The mail-based study, led by infectious disease epidemiologist Andrew Lover, tested participants’ blood spot samples for the presence of COVID-19 antibodies. The initial findings are available on medRxiv, the health sciences preprint server for research not yet peer-reviewed.

Lover, an assistant professor in the School of Public Health and Health Sciences, says the research can help fill in the gaps of unknown exposure and sub-clinical and asymptomatic infection caused by the SARS-CoV-2 coronavirus. This kind of data has an important role in understanding how the virus spreads in the general population and can help identify vulnerable groups at higher risk of infection.

“Our numbers are consistent with other studies that have been reported from about the same timeframe,” Lover says. “Our UMass study population looks fairly similar to the statewide trends.”

The findings also can be used by infectious disease forecasters to calibrate their modeling efforts that estimate levels of population immunity over time and to inform public health guidelines, interventions and policies.

Of 1,001 study participants, 762 UMass Amherst community members from across the state filled out a survey and returned a blood sample for analysis during the first wave of the pandemic last July and August, when asymptomatic COVID-19 testing was limited.

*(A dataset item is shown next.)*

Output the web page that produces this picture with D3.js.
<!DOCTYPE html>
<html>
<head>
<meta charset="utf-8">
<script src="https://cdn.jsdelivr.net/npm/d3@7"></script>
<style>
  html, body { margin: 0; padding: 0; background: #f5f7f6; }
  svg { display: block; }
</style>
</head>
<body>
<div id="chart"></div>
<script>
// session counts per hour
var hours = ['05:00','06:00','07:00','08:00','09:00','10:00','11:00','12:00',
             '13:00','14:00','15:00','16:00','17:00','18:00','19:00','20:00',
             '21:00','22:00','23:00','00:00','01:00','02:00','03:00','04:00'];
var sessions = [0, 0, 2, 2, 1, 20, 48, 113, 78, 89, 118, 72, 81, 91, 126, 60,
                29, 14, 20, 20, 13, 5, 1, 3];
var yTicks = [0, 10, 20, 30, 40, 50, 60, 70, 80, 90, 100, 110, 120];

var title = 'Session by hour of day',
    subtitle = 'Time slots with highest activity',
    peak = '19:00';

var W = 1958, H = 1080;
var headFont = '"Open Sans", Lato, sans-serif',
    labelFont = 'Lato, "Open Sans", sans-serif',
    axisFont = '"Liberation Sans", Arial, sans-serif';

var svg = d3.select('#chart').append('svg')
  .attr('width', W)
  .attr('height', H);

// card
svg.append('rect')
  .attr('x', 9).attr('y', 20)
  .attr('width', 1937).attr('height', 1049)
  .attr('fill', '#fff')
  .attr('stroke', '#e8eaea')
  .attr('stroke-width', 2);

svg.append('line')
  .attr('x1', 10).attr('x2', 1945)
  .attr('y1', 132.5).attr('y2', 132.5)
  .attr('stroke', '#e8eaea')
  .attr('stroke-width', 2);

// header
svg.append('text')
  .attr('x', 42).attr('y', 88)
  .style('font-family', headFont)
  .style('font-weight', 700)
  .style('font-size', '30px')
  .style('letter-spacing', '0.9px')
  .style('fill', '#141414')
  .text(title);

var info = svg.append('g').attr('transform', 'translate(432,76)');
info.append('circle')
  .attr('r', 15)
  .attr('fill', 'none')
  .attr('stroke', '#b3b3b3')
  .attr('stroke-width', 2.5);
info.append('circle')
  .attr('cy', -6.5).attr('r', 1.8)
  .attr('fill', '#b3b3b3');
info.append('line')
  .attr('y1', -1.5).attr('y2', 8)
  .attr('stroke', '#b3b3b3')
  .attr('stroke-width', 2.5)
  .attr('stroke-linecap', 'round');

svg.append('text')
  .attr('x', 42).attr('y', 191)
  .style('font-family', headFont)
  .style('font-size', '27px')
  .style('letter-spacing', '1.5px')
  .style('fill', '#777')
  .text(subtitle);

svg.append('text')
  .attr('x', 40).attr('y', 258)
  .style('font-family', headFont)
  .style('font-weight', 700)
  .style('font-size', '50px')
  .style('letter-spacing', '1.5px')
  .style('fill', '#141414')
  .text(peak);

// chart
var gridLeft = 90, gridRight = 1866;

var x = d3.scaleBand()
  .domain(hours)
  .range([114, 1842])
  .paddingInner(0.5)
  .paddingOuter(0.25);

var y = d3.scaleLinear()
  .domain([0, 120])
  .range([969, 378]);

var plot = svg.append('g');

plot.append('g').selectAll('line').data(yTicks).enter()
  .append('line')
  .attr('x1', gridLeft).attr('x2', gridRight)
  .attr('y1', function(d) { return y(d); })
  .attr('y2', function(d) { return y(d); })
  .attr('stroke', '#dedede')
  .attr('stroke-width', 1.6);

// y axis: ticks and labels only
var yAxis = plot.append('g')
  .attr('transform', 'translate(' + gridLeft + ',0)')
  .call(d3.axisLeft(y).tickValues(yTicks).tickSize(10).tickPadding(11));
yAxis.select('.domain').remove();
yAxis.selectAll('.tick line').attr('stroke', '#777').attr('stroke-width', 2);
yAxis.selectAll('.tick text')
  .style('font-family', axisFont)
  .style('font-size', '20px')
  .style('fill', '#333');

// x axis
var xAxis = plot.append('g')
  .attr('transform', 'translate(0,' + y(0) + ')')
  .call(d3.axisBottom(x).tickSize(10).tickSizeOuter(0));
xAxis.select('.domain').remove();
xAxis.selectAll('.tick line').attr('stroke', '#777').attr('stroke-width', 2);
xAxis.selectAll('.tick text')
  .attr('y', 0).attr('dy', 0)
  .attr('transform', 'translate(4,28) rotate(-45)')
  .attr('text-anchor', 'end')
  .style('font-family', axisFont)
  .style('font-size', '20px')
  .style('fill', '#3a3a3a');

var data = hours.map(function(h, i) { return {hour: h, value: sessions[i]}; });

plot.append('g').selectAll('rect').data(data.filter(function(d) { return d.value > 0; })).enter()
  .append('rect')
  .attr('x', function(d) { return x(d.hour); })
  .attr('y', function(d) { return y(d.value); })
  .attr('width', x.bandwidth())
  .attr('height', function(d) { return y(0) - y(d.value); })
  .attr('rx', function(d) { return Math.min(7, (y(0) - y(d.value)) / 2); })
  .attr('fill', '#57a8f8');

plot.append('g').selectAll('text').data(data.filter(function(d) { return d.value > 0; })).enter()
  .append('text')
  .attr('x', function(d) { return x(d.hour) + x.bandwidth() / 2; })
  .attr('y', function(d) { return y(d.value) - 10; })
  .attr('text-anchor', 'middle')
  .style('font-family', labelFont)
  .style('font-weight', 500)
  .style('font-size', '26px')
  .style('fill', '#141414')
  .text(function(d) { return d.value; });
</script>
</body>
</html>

In the primary group of undergraduates and their families, 548 people returned blood samples; in the secondary faculty/staff-related group, 214 mailed back blood samples to the team at UMass Amherst. In his lab, Dominique Alfandari, professor of developmental biology in the Veterinary and Animal Sciences Institute, conducted the enzyme-linked immunosorbent assay (ELISA) to detect SARS-CoV-2 antibodies in the blood samples.

In the undergrad-plus-family group, anti-SARS-CoV-2 IgG antibodies were detected in 36 samples, for an estimated weighed prevalence of 5.3%. In the faculty-staff-and-family group, 10 participants had detectable IgG antibodies, for an estimated adjusted prevalence of 4.0%. IgG antibodies indicate a past infection and recovery and remain longer in the blood than IgM antibodies, which rise in the first few days after infection and then fall as IgG antibodies are made. No IgM antibodies were detected in any of the samples.

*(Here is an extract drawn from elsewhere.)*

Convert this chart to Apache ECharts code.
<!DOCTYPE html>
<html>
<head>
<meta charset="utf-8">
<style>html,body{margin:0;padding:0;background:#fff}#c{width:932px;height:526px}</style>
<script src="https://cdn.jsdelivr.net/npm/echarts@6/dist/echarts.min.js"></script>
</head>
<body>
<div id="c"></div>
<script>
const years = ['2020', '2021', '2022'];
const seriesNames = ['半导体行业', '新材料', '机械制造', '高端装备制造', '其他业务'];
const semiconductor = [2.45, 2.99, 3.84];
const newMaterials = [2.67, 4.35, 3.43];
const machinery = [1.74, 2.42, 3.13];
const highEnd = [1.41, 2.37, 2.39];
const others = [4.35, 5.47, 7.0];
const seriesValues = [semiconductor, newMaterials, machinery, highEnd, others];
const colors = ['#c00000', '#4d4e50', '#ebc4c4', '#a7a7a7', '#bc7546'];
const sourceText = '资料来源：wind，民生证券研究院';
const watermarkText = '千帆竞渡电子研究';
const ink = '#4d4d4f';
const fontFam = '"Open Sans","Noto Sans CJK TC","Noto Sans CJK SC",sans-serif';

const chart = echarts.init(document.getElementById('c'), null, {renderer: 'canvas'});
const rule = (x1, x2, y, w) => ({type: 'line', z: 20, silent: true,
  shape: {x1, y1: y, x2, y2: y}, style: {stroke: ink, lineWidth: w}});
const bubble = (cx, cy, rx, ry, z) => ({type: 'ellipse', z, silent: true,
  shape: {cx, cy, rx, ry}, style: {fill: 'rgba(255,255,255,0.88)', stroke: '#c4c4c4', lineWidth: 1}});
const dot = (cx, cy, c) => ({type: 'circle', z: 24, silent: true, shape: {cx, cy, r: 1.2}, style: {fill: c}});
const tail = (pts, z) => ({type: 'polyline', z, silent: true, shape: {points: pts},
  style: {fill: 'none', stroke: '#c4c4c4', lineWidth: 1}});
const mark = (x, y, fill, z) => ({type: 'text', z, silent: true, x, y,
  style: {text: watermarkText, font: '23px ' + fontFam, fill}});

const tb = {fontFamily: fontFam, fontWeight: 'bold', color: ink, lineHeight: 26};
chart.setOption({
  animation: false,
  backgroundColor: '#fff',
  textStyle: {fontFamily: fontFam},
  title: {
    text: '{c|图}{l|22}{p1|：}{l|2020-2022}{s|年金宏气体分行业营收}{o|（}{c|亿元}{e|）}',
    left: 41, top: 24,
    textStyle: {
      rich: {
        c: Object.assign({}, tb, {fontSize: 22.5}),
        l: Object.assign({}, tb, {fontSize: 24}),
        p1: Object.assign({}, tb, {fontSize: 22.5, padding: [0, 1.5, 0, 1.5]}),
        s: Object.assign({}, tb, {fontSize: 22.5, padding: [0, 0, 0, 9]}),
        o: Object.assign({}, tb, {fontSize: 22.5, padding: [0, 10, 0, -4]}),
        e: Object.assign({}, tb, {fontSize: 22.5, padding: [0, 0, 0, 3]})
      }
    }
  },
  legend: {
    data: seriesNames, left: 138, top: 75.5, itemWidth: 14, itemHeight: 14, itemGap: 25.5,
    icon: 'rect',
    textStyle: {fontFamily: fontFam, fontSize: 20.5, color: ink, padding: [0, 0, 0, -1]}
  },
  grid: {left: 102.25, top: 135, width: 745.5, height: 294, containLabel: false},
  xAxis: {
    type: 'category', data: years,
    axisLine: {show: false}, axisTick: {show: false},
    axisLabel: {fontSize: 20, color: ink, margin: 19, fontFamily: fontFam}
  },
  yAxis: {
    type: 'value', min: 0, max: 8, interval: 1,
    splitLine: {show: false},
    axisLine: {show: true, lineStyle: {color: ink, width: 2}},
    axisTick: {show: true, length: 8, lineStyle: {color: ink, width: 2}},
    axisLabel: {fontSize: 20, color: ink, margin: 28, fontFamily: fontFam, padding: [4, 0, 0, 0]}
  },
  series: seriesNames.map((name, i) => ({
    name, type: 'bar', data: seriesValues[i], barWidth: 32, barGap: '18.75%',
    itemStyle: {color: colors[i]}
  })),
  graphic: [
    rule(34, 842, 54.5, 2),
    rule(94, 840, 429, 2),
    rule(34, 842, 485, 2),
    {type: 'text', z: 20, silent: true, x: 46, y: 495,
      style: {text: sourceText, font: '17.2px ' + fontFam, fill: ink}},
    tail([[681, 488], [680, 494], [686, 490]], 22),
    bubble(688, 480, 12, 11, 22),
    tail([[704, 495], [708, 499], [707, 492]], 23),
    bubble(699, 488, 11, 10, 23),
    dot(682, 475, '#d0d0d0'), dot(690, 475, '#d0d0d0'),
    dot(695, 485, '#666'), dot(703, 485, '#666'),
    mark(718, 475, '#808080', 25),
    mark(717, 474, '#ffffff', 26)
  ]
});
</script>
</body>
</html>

Lover says that means the COVID-19 exposures that were identified by positive antibody tests were less recent, and likely months old. “It’s a good indicator that by summertime people were behaving in ways to avoid exposure,” he adds.

No link was found in either group between a positive antibody test and self-reported work duties or customer-facing hours. “We were really surprised to see no association with their job duties and customer-facing hours,” Lover says. “We suspected that people working at grocery stores and other similar roles might have a higher risk of showing infection, but this wasn’t the case.”

However, in the undergraduate student group, a positive antibody test was associated with having a self-reported illness marked by fever since February 2020, being male and being Black or American Indian/Alaskan Native.

In the faculty-staff group, the only factor linked with a positive antibody test was geographic region. “Faculty and staff living in Boston and the Boston suburbs had a higher risk, but that was not unexpected,” Lover says. “Especially early in the pandemic, Western Mass. was at much lower risk than the rest of the state.”

Lover says his team will continue to monitor COVID-19 exposure statewide through antibody testing, looking for statewide trends. He anticipates herd immunity will be reached sooner than initially thought, thanks to the development and approval of not one but several highly effective vaccines.

“Nobody expected us to have multiple vaccines available within a year. It’s astonishing,” Lover says. “If the vaccinations keep up at the rate they are at now, we should be in great shape by August.”

In addition to Lover and Alfandari, the UMass Amherst research team included biostatisticians Laura Balzer and Nicholas Reich, and graduate students Teah Snyder, Johanna Ravenhurst and Estee Cramer. The team received support from the UMass Amherst Institute for Applied Life Sciences.